Calculating the angle of refraction using Snell’s Law is crucial for:

Optics: Designing optical devices like lenses, prisms, and fiber optics, where light refraction determines focusing and dispersion.
Physics: Understanding light behavior at interfaces, including phenomena like total internal reflection (e.g., in optical fibers) and the bending of light in mirages.
Education: Teaching the principles of refraction, refractive index, and the behavior of light in different media in physics and optics.

4. Using the Calculator

Examples:

Example 1: Calculate the angle of refraction for light traveling from air (\( n_1 = 1 \)) to glass (\( n_2 = 1.5 \)) with an angle of incidence \( \theta_1 = 0.5235987756 \, \text{rad} \, (30 \, \text{deg}) \), output in rad:
- Enter \( n_1 = 1 \), \( n_2 = 1.5 \), \( \theta_1 = 0.5235987756 \, \text{rad} \).
- Sine of incidence: \( \sin(\theta_1) = \sin(0.5235987756) = 0.5 \).
- Using Snell’s Law: \( \sin(\theta_2) = \frac{1 \times 0.5}{1.5} = \frac{0.5}{1.5} \approx 0.333333 \).
- Angle of refraction: \( \theta_2 = \arcsin(0.333333) \approx 0.3398369 \, \text{rad} \).
- Output unit: rad (no conversion needed).
- Result: \( \text{Angle of Refraction} = 0.3398 \, \text{rad} \).
Example 2: Calculate the angle of refraction for light traveling from glass (\( n_1 = 1.5 \)) to air (\( n_2 = 1 \)) with an angle of incidence \( \theta_1 = 30 \, \text{deg} \), output in deg:
- Enter \( n_1 = 1.5 \), \( n_2 = 1 \), \( \theta_1 = 30 \, \text{deg} \).
- Convert: \( \theta_1 = 30 \times \frac{\pi}{180} = 0.5235987756 \, \text{rad} \).
- Sine of incidence: \( \sin(\theta_1) = \sin(0.5235987756) = 0.5 \).
- Using Snell’s Law: \( \sin(\theta_2) = \frac{1.5 \times 0.5}{1} = 0.75 \).
- Angle of refraction in rad: \( \theta_2 = \arcsin(0.75) \approx 0.8480621 \, \text{rad} \).
- Convert to output unit (deg): \( 0.8480621 \times \frac{180}{\pi} \approx 48.5904 \, \text{deg} \).
- Result: \( \text{Angle of Refraction} = 48.5904 \, \text{deg} \).

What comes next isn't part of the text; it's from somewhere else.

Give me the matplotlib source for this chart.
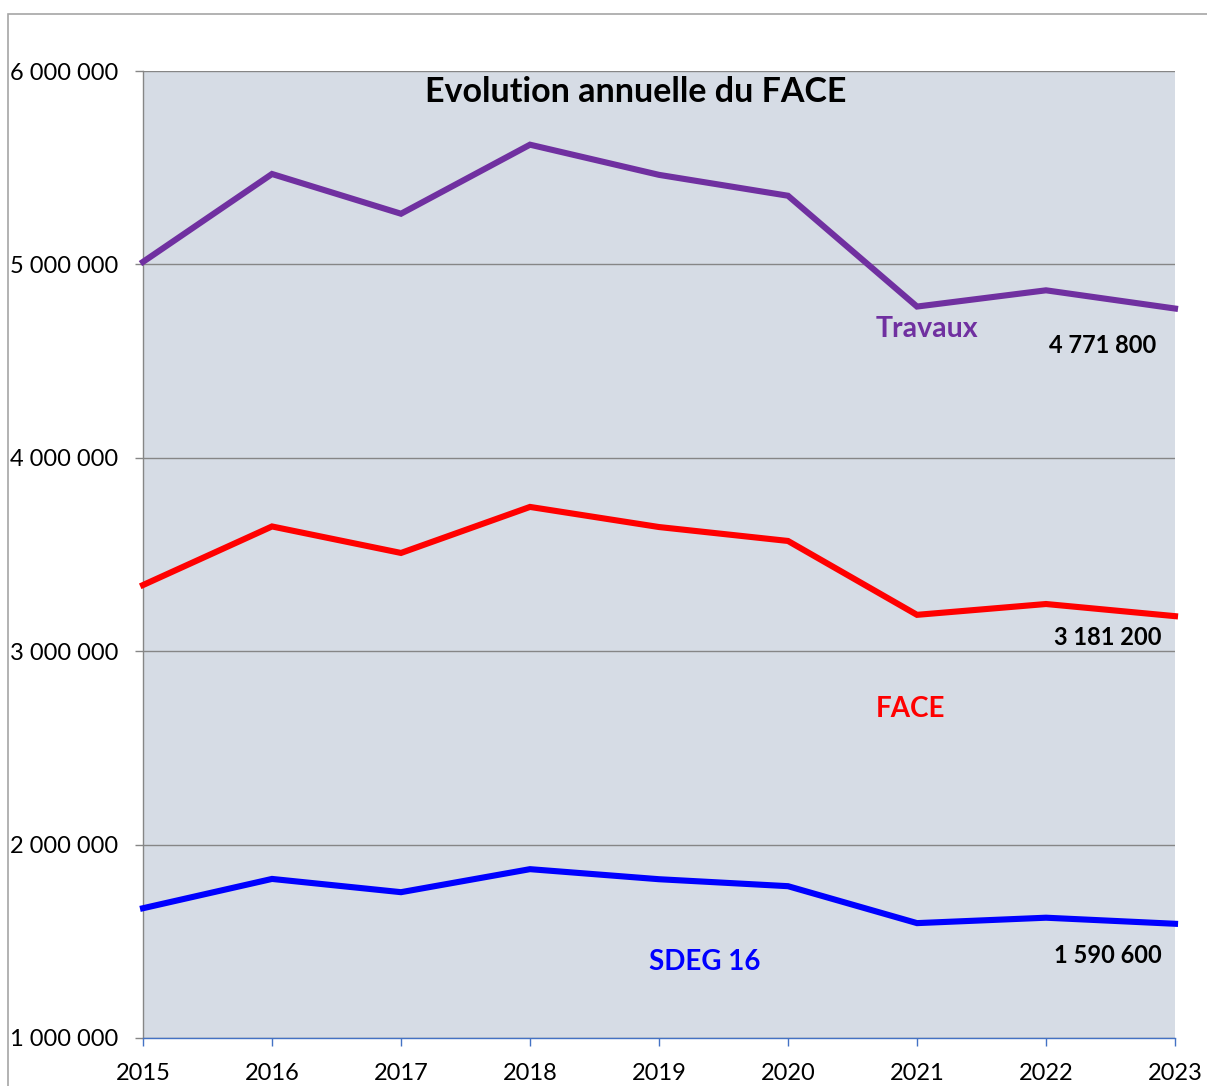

5. Frequently Asked Questions (FAQ)

Q: What is Snell’s Law?
A: Snell’s Law, \( n_1 \sin(\theta_1) = n_2 \sin(\theta_2) \), describes how light refracts when passing from one medium to another with different refractive indices. It relates the angles of incidence (\(\theta_1\)) and refraction (\(\theta_2\)) to the refractive indices (\(n_1, n_2\)) of the media, showing how light bends toward or away from the normal.

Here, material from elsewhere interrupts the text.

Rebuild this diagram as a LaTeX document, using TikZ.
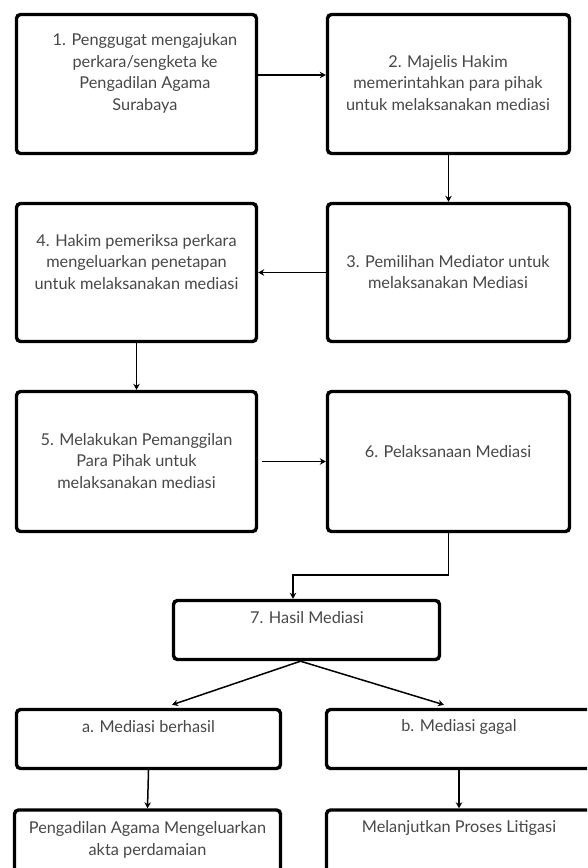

Q: What is total internal reflection, and why does it occur?
A: Total internal reflection occurs when light travels from a medium with a higher refractive index to one with a lower refractive index (e.g., glass to air, \( n_1 > n_2 \)) and the angle of incidence exceeds the critical angle (\( \theta_c \), where \( \sin(\theta_c) = \frac{n_2}{n_1} \)). In this case, \( \sin(\theta_2) > 1 \), which is impossible, so the light reflects entirely back into the first medium.

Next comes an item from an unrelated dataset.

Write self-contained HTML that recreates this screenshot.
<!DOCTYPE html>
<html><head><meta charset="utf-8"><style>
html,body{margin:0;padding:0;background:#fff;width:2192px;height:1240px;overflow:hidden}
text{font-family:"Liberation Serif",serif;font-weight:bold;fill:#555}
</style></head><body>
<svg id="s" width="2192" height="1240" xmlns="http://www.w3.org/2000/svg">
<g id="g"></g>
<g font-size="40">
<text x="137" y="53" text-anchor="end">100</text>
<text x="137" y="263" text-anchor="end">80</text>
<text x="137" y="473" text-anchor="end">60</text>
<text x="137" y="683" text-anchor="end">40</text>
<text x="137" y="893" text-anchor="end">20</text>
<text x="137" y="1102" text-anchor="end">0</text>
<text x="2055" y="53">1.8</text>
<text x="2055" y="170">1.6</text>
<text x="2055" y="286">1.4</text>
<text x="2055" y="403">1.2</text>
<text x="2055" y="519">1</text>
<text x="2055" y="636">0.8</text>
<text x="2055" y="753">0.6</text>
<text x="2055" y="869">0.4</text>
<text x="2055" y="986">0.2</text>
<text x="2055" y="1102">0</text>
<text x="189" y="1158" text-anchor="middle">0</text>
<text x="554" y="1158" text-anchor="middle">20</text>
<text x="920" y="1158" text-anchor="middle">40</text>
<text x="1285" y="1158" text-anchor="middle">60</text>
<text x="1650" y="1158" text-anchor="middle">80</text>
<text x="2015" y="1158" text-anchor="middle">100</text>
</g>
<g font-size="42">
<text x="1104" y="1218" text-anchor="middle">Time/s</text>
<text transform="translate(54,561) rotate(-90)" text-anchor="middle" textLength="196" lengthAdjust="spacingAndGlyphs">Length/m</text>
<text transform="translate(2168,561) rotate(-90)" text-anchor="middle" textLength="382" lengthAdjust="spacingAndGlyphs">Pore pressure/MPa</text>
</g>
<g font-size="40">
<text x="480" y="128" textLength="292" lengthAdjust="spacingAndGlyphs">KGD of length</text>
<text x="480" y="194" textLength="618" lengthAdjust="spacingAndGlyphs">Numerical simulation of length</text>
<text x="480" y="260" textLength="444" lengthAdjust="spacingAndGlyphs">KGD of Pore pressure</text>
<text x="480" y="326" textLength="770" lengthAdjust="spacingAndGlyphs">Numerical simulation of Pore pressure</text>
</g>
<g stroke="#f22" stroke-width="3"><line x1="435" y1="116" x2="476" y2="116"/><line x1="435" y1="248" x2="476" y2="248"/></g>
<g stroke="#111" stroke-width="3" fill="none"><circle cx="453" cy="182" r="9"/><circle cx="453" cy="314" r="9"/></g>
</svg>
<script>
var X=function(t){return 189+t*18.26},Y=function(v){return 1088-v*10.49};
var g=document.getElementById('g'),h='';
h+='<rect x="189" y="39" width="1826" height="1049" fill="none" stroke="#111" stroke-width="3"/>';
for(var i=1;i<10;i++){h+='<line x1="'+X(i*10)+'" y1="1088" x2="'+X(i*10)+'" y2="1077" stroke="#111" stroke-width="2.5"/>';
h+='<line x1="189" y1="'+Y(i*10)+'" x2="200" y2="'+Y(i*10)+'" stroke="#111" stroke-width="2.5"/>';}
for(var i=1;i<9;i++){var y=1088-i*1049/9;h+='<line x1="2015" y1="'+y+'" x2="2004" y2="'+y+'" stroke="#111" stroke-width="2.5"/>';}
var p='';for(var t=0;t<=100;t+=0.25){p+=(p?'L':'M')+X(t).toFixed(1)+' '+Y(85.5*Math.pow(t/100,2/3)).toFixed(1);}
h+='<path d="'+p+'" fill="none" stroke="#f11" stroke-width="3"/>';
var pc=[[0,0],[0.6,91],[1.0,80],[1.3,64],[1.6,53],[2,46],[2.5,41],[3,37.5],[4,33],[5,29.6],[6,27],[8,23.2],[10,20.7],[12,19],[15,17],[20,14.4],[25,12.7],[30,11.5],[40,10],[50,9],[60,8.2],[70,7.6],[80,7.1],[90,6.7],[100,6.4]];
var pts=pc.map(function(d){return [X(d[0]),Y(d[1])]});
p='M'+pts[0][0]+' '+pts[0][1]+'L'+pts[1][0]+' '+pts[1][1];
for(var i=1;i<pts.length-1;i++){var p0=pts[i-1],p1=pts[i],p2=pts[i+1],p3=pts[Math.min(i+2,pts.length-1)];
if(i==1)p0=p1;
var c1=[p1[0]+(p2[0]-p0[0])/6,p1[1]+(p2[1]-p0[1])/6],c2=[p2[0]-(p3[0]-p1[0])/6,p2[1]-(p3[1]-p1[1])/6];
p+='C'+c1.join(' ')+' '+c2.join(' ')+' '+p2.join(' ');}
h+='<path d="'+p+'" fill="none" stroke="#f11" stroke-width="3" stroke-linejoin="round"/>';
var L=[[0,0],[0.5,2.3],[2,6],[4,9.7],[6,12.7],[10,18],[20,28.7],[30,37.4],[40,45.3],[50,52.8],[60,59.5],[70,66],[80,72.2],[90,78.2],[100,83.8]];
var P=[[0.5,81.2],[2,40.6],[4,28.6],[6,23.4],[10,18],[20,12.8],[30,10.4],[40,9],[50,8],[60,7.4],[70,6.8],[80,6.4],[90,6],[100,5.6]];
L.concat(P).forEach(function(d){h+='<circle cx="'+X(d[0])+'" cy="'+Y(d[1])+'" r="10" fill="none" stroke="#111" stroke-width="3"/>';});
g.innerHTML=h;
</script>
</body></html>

Q: Why are the angles measured relative to the normal?
A: Angles in Snell’s Law are measured relative to the normal (perpendicular to the interface) because refraction depends on the component of light perpendicular to the surface. An angle of 0 relative to the normal means the light passes straight through without bending, while an angle of 90 degrees means the light travels along the interface.